The best introduction to Monk
This is not the first Monk album I ever heard. When first learning about his work, I explored the Blue Note recordings. They are superb works in their own right; anyone who is serious about jazz must hear them. But I don't think they are representative of the man's brilliance. What Monk did while recording for Riverside was create his own musical universe. If you've never heard this album before you might be blown away by the off-kilter style. It's not bop, it's not cool jazz, it's not even hard bop. You will know after hearing this record if Monk is an artist worth pursuing for your collection, and if you're like me, you'll probably want to get your hands on everything he recorded for Riverside.
Brilliance is just one of its attributes
Brilliant Corners is remarkable for bringing together musicians who had established themselves as major jazzmen in their own right and yet gave everything on this date to make an album that from the outset would reflect Monk's peculiar musical world. Perhaps it is Monk's most enduring masterpiece.

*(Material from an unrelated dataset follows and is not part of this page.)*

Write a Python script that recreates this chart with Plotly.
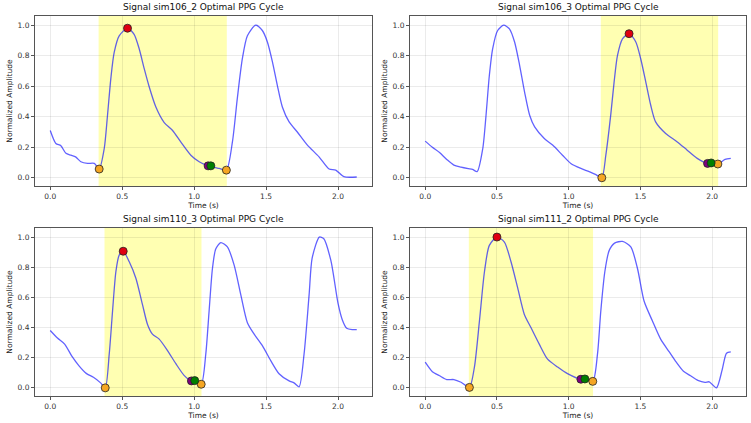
import plotly.graph_objects as go

titles = ["Signal sim106_2 Optimal PPG Cycle", "Signal sim106_3 Optimal PPG Cycle",
          "Signal sim110_3 Optimal PPG Cycle", "Signal sim111_2 Optimal PPG Cycle"]

# sim106_2
t_a = [0.0, 0.039, 0.074, 0.109, 0.144, 0.176, 0.213, 0.259, 0.306, 0.34, 0.375, 0.398, 0.421,
       0.444, 0.479, 0.537, 0.583, 0.618, 0.653, 0.688, 0.734, 0.792, 0.85, 0.907, 0.977, 1.035,
       1.097, 1.174, 1.224, 1.266, 1.3, 1.335, 1.37, 1.428, 1.474, 1.509, 1.544, 1.578, 1.613,
       1.66, 1.717, 1.787, 1.868, 1.938, 1.984, 2.04, 2.13]
sig_a = [0.31, 0.225, 0.21, 0.16, 0.148, 0.137, 0.105, 0.094, 0.094, 0.057, 0.19, 0.41, 0.65,
         0.82, 0.93, 0.98, 0.94, 0.845, 0.715, 0.595, 0.464, 0.362, 0.31, 0.235, 0.148, 0.105,
         0.078, 0.061, 0.05, 0.235, 0.52, 0.78, 0.93, 1.0, 0.965, 0.89, 0.76, 0.606, 0.464,
         0.366, 0.3, 0.214, 0.137, 0.057, 0.05, 0.007, 0.005]

# sim106_3
t_b = [0.0, 0.05, 0.1, 0.15, 0.2, 0.25, 0.3, 0.33, 0.362, 0.401, 0.424, 0.447, 0.47, 0.505,
       0.547, 0.587, 0.623, 0.658, 0.693, 0.728, 0.763, 0.83, 0.888, 0.957, 1.015, 1.085, 1.143,
       1.19, 1.231, 1.259, 1.293, 1.317, 1.34, 1.375, 1.421, 1.468, 1.502, 1.537, 1.572, 1.606,
       1.676, 1.757, 1.826, 1.896, 1.968, 1.993, 2.04, 2.09, 2.13]
sig_b = [0.24, 0.2, 0.165, 0.12, 0.083, 0.07, 0.06, 0.055, 0.04, 0.19, 0.41, 0.67, 0.845, 0.965,
         1.0, 0.976, 0.89, 0.737, 0.56, 0.41, 0.333, 0.257, 0.214, 0.148, 0.094, 0.061, 0.04,
         0.02, 0.0, 0.148, 0.41, 0.63, 0.8, 0.91, 0.944, 0.89, 0.78, 0.63, 0.475, 0.366,
         0.29, 0.235, 0.181, 0.127, 0.094, 0.097, 0.09, 0.12, 0.127]

# sim110_3
t_c = [0.0, 0.05, 0.1, 0.15, 0.2, 0.25, 0.3, 0.35, 0.382, 0.41, 0.433, 0.456, 0.479, 0.507,
       0.549, 0.595, 0.641, 0.676, 0.71, 0.757, 0.815, 0.873, 0.93, 0.981, 1.004, 1.049, 1.081,
       1.104, 1.127, 1.15, 1.185, 1.231, 1.278, 1.324, 1.37, 1.417, 1.474, 1.532, 1.59, 1.66,
       1.694, 1.729, 1.764, 1.799, 1.82, 1.87, 1.9, 1.95, 2.0, 2.03, 2.06, 2.1, 2.13]
sig_c = [0.38, 0.33, 0.29, 0.21, 0.146, 0.096, 0.07, 0.033, 0.0, 0.225, 0.51, 0.77, 0.88, 0.906,
         0.836, 0.727, 0.552, 0.42, 0.356, 0.323, 0.247, 0.16, 0.083, 0.046, 0.048, 0.024, 0.225,
         0.51, 0.79, 0.92, 0.963, 0.935, 0.814, 0.618, 0.432, 0.356, 0.28, 0.181, 0.094, 0.046,
         0.033, 0.007, 0.225, 0.618, 0.86, 1.0, 0.99, 0.845, 0.56, 0.45, 0.395, 0.386, 0.386]

# sim111_2
t_d = [0.0, 0.05, 0.1, 0.15, 0.2, 0.25, 0.308, 0.343, 0.378, 0.413, 0.447, 0.5, 0.552, 0.598,
       0.645, 0.691, 0.737, 0.795, 0.853, 0.923, 0.992, 1.085, 1.113, 1.168, 1.201, 1.224, 1.252,
       1.282, 1.32, 1.375, 1.433, 1.48, 1.526, 1.584, 1.641, 1.7, 1.75, 1.8, 1.85, 1.9, 1.95,
       1.98, 2.03, 2.07, 2.1, 2.13]
sig_d = [0.17, 0.107, 0.08, 0.055, 0.055, 0.037, 0.003, 0.138, 0.443, 0.77, 0.945, 1.0, 0.967,
         0.836, 0.661, 0.487, 0.4, 0.29, 0.19, 0.138, 0.094, 0.057, 0.059, 0.043, 0.225, 0.51,
         0.77, 0.91, 0.96, 0.971, 0.935, 0.79, 0.574, 0.443, 0.323, 0.24, 0.17, 0.11, 0.08,
         0.05, 0.037, 0.04, 0.0, 0.12, 0.23, 0.238]

times = [t_a, t_b, t_c, t_d]
signals = [sig_a, sig_b, sig_c, sig_d]

# optimal cycle window (start, end)
spans = [(0.336, 1.227), (1.224, 2.042), (0.377, 1.051), (0.304, 1.17)]

# fiducial points: onset, systolic peak, notch, diastolic, end
onset = [(0.34, 0.057), (1.231, 0.0), (0.382, 0.0), (0.308, 0.003)]
peak = [(0.537, 0.98), (1.421, 0.944), (0.507, 0.906), (0.5, 1.0)]
notch = [(1.097, 0.078), (1.968, 0.094), (0.981, 0.046), (1.085, 0.057)]
dia = [(1.116, 0.078), (1.993, 0.097), (1.004, 0.048), (1.113, 0.059)]
end = [(1.224, 0.05), (2.04, 0.09), (1.049, 0.024), (1.168, 0.043)]

W, H = 751, 423
boxes = [(35, 372, 16, 186), (410, 746, 16, 186), (35, 372, 228, 396), (410, 746, 228, 396)]

fig = go.Figure()
font = "DejaVu Sans"

for i in range(4):
    x0, x1, y0, y1 = boxes[i]
    xa = "xaxis" if i == 0 else "xaxis%d" % (i + 1)
    ya = "yaxis" if i == 0 else "yaxis%d" % (i + 1)
    xr = "x" if i == 0 else "x%d" % (i + 1)
    yr = "y" if i == 0 else "y%d" % (i + 1)

    fig.layout[xa] = dict(domain=[x0 / W, x1 / W], range=[-0.106, 2.236], anchor=yr,
                          automargin=False,
                          tickvals=[0, 0.5, 1, 1.5, 2], tickformat=".1f",
                          showline=True, mirror=True, linecolor="#555", linewidth=1,
                          showgrid=True, gridcolor="rgba(0,0,0,0.08)", zeroline=False,
                          ticks="outside", ticklen=3, tickcolor="#555",
                          tickfont=dict(size=7.5, color="#333", family=font),
                          title=dict(text="Time (s)", font=dict(size=7.5, color="#222", family=font),
                                     standoff=2))
    fig.layout[ya] = dict(domain=[1 - y1 / H, 1 - y0 / H], range=[-0.054, 1.06], anchor=xr,
                          automargin=False,
                          tickvals=[0, 0.2, 0.4, 0.6, 0.8, 1.0], tickformat=".1f",
                          showline=True, mirror=True, linecolor="#555", linewidth=1,
                          showgrid=True, gridcolor="rgba(0,0,0,0.08)", zeroline=False,
                          ticks="outside", ticklen=3, tickcolor="#555",
                          tickfont=dict(size=7.5, color="#333", family=font),
                          title=dict(text="Normalized Amplitude",
                                     font=dict(size=7.5, color="#222", family=font), standoff=3))

    fig.add_shape(type="rect", x0=spans[i][0], x1=spans[i][1], y0=0, y1=1,
                  xref=xr, yref=yr + " domain", fillcolor="rgba(255,255,0,0.3)",
                  line_width=0, layer="below")

    fig.add_trace(go.Scatter(x=times[i], y=signals[i], mode="lines", xaxis=xr, yaxis=yr,
                             line=dict(color="rgba(0,0,255,0.62)", width=1.3, shape="spline",
                                       smoothing=0.7),
                             showlegend=False, hoverinfo="skip"))
    for pts, col in [(onset, "#f5a623"), (end, "#f5a623"), (notch, "#800080"),
                     (dia, "#008000"), (peak, "#e00010")]:
        fig.add_trace(go.Scatter(x=[pts[i][0]], y=[pts[i][1]], mode="markers", xaxis=xr, yaxis=yr,
                                 marker=dict(color=col, size=8, line=dict(color="#222", width=0.8)),
                                 showlegend=False))

    fig.add_annotation(text=titles[i], x=(x0 + x1) / 2 / W, y=1 - (y0 - 2) / H, xref="paper",
                       yref="paper", xanchor="center", yanchor="bottom", showarrow=False,
                       font=dict(size=9, color="#111", family=font))

fig.update_layout(width=W, height=H, margin=dict(l=0, r=0, t=0, b=0),
                  plot_bgcolor="white", paper_bgcolor="white")
# the page's default body margin would shift the figure
fig.write_html("out.html", config={"displayModeBar": False},
               post_script="document.body.style.margin='0';")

The title piece is one of the single major works in the jazz canon. It proved so difficult to play that 25 separate cuts had to be spliced together to produce the final piece. Sonny Rollins was the tenor saxophonist on the date and leading guest musician. As a teenager, Rollins had rehearsed alongside Monk. His contribution to "Brilliant Corners" was devastating: he acquired a feel for the unusual structure of the piece -abrupt changes of tempo, bombast followed by bathos, sudden diabolical runs, jumps into double time- and became Monk's voice through a horn, while retaining the unmistakeable Rollins attack. And all this drama was held together by the polyrhythmic adaptability of Max Roach, who had played so magnificently with Rollins a few months earlier on Saxophone Colossus.
The rest of the album contains the eccentric blues "Ba-lue Bolivar Ba-lues-are" (which appears on numerous early 1960s discs, including Monk's Dream, Columbia, 1962), the first recording of "Pannonica", written for the wealthy jazz-lover Pannonica "Nica" de Koenigswarter, in whose New York apartment Charlie Parker had died the year before, "Bemsha Swing", first recorded by Monk in 1952 and on this occasion featuring Duke Ellington's chief trumpeter Clark Terry, and a solo reading of "I Surrender, Dear". This is an essential modern jazz album.